Leave the pictures out and transcribe every record exactly.

Figure scripts -
start

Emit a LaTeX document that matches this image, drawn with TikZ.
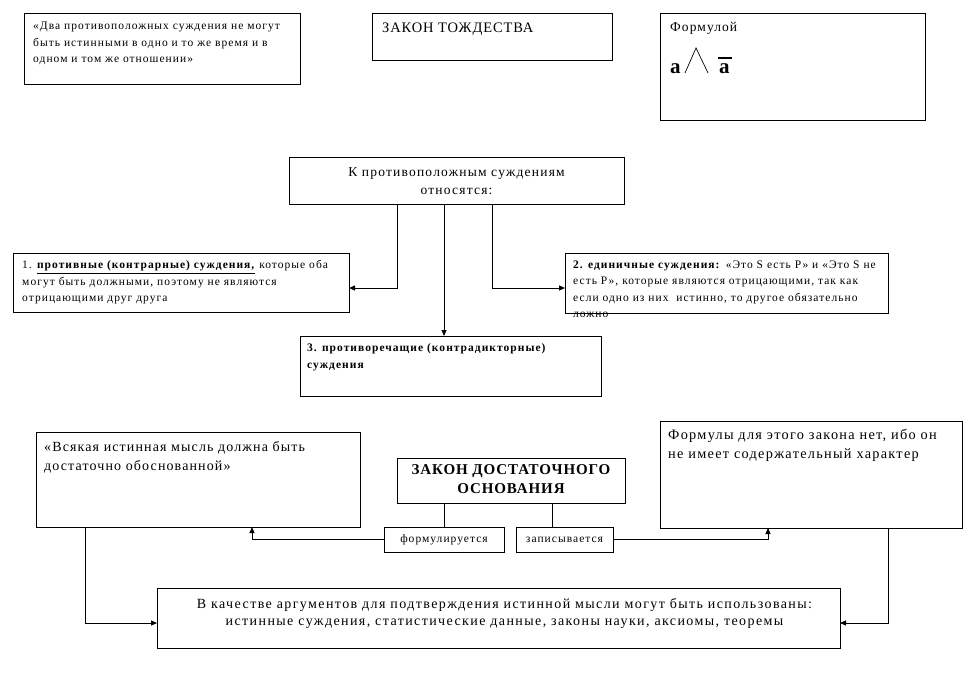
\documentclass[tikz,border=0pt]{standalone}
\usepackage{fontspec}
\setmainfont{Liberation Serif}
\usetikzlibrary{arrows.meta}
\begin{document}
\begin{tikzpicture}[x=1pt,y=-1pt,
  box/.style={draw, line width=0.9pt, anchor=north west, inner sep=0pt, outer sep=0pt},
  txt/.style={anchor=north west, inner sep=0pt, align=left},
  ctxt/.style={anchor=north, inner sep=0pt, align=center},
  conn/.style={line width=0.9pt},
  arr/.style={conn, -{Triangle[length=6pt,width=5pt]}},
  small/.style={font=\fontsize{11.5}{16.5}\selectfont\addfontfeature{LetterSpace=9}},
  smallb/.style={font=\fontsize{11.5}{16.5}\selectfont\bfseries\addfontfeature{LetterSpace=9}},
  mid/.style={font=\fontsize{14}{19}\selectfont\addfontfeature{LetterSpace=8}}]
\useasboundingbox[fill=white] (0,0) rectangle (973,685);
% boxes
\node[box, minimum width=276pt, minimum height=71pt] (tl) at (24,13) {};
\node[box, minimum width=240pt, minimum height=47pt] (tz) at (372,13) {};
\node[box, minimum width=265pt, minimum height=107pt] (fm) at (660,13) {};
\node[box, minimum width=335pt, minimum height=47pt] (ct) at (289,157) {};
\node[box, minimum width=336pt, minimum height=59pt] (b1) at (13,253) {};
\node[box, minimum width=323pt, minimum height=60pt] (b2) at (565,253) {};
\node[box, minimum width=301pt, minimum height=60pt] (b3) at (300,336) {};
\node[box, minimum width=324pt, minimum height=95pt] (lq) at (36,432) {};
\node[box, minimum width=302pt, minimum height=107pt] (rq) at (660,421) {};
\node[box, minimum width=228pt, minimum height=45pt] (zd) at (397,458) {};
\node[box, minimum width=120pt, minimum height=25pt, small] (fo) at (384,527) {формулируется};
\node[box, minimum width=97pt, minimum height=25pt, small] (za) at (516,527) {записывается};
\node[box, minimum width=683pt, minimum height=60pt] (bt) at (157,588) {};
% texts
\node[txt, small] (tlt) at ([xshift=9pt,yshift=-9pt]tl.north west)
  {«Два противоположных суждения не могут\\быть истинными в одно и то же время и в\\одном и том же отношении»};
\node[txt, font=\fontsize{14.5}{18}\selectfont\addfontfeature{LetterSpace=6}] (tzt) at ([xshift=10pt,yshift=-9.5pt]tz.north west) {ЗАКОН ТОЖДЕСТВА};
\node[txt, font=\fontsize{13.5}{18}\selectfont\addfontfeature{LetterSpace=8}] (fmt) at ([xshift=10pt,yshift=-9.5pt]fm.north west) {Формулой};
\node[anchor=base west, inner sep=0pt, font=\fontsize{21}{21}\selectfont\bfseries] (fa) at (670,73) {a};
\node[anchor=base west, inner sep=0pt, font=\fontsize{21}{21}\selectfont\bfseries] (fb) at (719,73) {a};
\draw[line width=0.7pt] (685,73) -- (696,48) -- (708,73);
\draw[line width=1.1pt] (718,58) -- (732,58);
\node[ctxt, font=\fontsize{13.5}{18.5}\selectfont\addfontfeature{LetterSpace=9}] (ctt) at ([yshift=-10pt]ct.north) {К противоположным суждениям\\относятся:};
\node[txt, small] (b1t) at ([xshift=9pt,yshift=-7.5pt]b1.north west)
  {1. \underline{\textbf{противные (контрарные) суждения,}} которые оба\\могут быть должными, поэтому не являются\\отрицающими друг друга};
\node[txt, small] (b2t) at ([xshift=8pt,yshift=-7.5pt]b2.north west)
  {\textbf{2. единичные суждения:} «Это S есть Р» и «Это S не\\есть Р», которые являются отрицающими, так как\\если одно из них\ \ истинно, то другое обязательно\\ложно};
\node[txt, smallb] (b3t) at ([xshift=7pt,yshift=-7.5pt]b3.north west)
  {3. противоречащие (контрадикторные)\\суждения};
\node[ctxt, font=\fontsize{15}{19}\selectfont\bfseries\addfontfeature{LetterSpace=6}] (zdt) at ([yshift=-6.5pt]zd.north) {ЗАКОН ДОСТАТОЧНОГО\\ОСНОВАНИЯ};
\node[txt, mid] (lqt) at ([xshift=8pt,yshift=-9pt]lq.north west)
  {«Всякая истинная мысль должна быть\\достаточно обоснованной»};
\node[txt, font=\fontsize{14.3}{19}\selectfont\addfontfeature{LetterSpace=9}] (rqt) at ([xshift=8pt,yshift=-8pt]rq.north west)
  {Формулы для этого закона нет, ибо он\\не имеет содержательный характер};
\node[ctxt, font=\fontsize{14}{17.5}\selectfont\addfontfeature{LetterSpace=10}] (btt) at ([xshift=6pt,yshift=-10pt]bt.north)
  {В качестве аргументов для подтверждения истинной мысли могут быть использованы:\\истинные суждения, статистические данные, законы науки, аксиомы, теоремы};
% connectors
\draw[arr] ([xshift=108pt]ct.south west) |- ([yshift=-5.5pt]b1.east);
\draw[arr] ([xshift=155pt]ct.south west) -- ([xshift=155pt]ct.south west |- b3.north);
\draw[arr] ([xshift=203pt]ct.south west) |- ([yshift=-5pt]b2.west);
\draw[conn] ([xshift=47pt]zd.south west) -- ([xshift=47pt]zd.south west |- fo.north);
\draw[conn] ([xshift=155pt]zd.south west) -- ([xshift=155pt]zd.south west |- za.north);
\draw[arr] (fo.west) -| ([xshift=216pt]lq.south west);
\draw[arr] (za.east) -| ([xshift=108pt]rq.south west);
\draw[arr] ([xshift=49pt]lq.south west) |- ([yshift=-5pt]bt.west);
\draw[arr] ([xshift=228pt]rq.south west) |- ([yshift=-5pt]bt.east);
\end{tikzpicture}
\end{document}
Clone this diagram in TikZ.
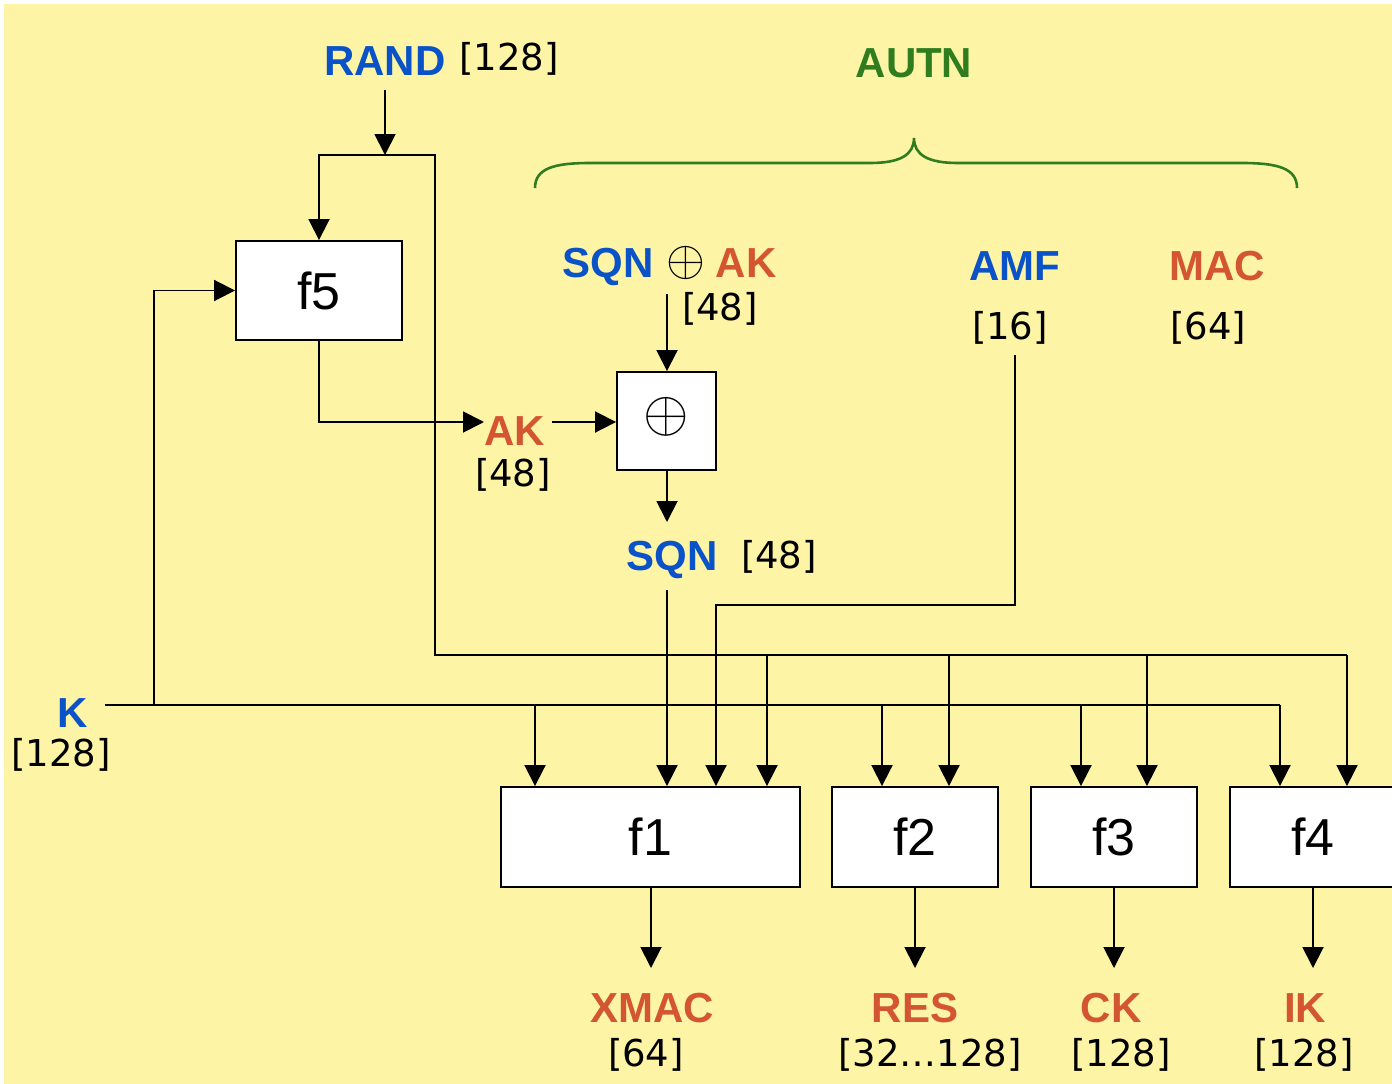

end

Correct output -
Emit a LaTeX document that matches this image, drawn with TikZ.
\documentclass[tikz,border=0pt]{standalone}
\usepackage{fontspec}
\setmainfont{Liberation Serif}
\usetikzlibrary{arrows.meta}
\begin{document}
\begin{tikzpicture}[x=1pt,y=-1pt,
  box/.style={draw, line width=0.9pt, anchor=north west, inner sep=0pt, outer sep=0pt},
  txt/.style={anchor=north west, inner sep=0pt, align=left},
  ctxt/.style={anchor=north, inner sep=0pt, align=center},
  conn/.style={line width=0.9pt},
  arr/.style={conn, -{Triangle[length=6pt,width=5pt]}},
  small/.style={font=\fontsize{11.5}{16.5}\selectfont\addfontfeature{LetterSpace=9}},
  smallb/.style={font=\fontsize{11.5}{16.5}\selectfont\bfseries\addfontfeature{LetterSpace=9}},
  mid/.style={font=\fontsize{14}{19}\selectfont\addfontfeature{LetterSpace=8}}]
\useasboundingbox[fill=white] (0,0) rectangle (973,685);
% boxes
\node[box, minimum width=276pt, minimum height=71pt] (tl) at (24,13) {};
\node[box, minimum width=240pt, minimum height=47pt] (tz) at (372,13) {};
\node[box, minimum width=265pt, minimum height=107pt] (fm) at (660,13) {};
\node[box, minimum width=335pt, minimum height=47pt] (ct) at (289,157) {};
\node[box, minimum width=336pt, minimum height=59pt] (b1) at (13,253) {};
\node[box, minimum width=323pt, minimum height=60pt] (b2) at (565,253) {};
\node[box, minimum width=301pt, minimum height=60pt] (b3) at (300,336) {};
\node[box, minimum width=324pt, minimum height=95pt] (lq) at (36,432) {};
\node[box, minimum width=302pt, minimum height=107pt] (rq) at (660,421) {};
\node[box, minimum width=228pt, minimum height=45pt] (zd) at (397,458) {};
\node[box, minimum width=120pt, minimum height=25pt, small] (fo) at (384,527) {формулируется};
\node[box, minimum width=97pt, minimum height=25pt, small] (za) at (516,527) {записывается};
\node[box, minimum width=683pt, minimum height=60pt] (bt) at (157,588) {};
% texts
\node[txt, small] (tlt) at ([xshift=9pt,yshift=-9pt]tl.north west)
  {«Два противоположных суждения не могут\\быть истинными в одно и то же время и в\\одном и том же отношении»};
\node[txt, font=\fontsize{14.5}{18}\selectfont\addfontfeature{LetterSpace=6}] (tzt) at ([xshift=10pt,yshift=-9.5pt]tz.north west) {ЗАКОН ТОЖДЕСТВА};
\node[txt, font=\fontsize{13.5}{18}\selectfont\addfontfeature{LetterSpace=8}] (fmt) at ([xshift=10pt,yshift=-9.5pt]fm.north west) {Формулой};
\node[anchor=base west, inner sep=0pt, font=\fontsize{21}{21}\selectfont\bfseries] (fa) at (670,73) {a};
\node[anchor=base west, inner sep=0pt, font=\fontsize{21}{21}\selectfont\bfseries] (fb) at (719,73) {a};
\draw[line width=0.7pt] (685,73) -- (696,48) -- (708,73);
\draw[line width=1.1pt] (718,58) -- (732,58);
\node[ctxt, font=\fontsize{13.5}{18.5}\selectfont\addfontfeature{LetterSpace=9}] (ctt) at ([yshift=-10pt]ct.north) {К противоположным суждениям\\относятся:};
\node[txt, small] (b1t) at ([xshift=9pt,yshift=-7.5pt]b1.north west)
  {1. \underline{\textbf{противные (контрарные) суждения,}} которые оба\\могут быть должными, поэтому не являются\\отрицающими друг друга};
\node[txt, small] (b2t) at ([xshift=8pt,yshift=-7.5pt]b2.north west)
  {\textbf{2. единичные суждения:} «Это S есть Р» и «Это S не\\есть Р», которые являются отрицающими, так как\\если одно из них\ \ истинно, то другое обязательно\\ложно};
\node[txt, smallb] (b3t) at ([xshift=7pt,yshift=-7.5pt]b3.north west)
  {3. противоречащие (контрадикторные)\\суждения};
\node[ctxt, font=\fontsize{15}{19}\selectfont\bfseries\addfontfeature{LetterSpace=6}] (zdt) at ([yshift=-6.5pt]zd.north) {ЗАКОН ДОСТАТОЧНОГО\\ОСНОВАНИЯ};
\node[txt, mid] (lqt) at ([xshift=8pt,yshift=-9pt]lq.north west)
  {«Всякая истинная мысль должна быть\\достаточно обоснованной»};
\node[txt, font=\fontsize{14.3}{19}\selectfont\addfontfeature{LetterSpace=9}] (rqt) at ([xshift=8pt,yshift=-8pt]rq.north west)
  {Формулы для этого закона нет, ибо он\\не имеет содержательный характер};
\node[ctxt, font=\fontsize{14}{17.5}\selectfont\addfontfeature{LetterSpace=10}] (btt) at ([xshift=6pt,yshift=-10pt]bt.north)
  {В качестве аргументов для подтверждения истинной мысли могут быть использованы:\\истинные суждения, статистические данные, законы науки, аксиомы, теоремы};
% connectors
\draw[arr] ([xshift=108pt]ct.south west) |- ([yshift=-5.5pt]b1.east);
\draw[arr] ([xshift=155pt]ct.south west) -- ([xshift=155pt]ct.south west |- b3.north);
\draw[arr] ([xshift=203pt]ct.south west) |- ([yshift=-5pt]b2.west);
\draw[conn] ([xshift=47pt]zd.south west) -- ([xshift=47pt]zd.south west |- fo.north);
\draw[conn] ([xshift=155pt]zd.south west) -- ([xshift=155pt]zd.south west |- za.north);
\draw[arr] (fo.west) -| ([xshift=216pt]lq.south west);
\draw[arr] (za.east) -| ([xshift=108pt]rq.south west);
\draw[arr] ([xshift=49pt]lq.south west) |- ([yshift=-5pt]bt.west);
\draw[arr] ([xshift=228pt]rq.south west) |- ([yshift=-5pt]bt.east);
\end{tikzpicture}
\end{document}
Clone this diagram in TikZ.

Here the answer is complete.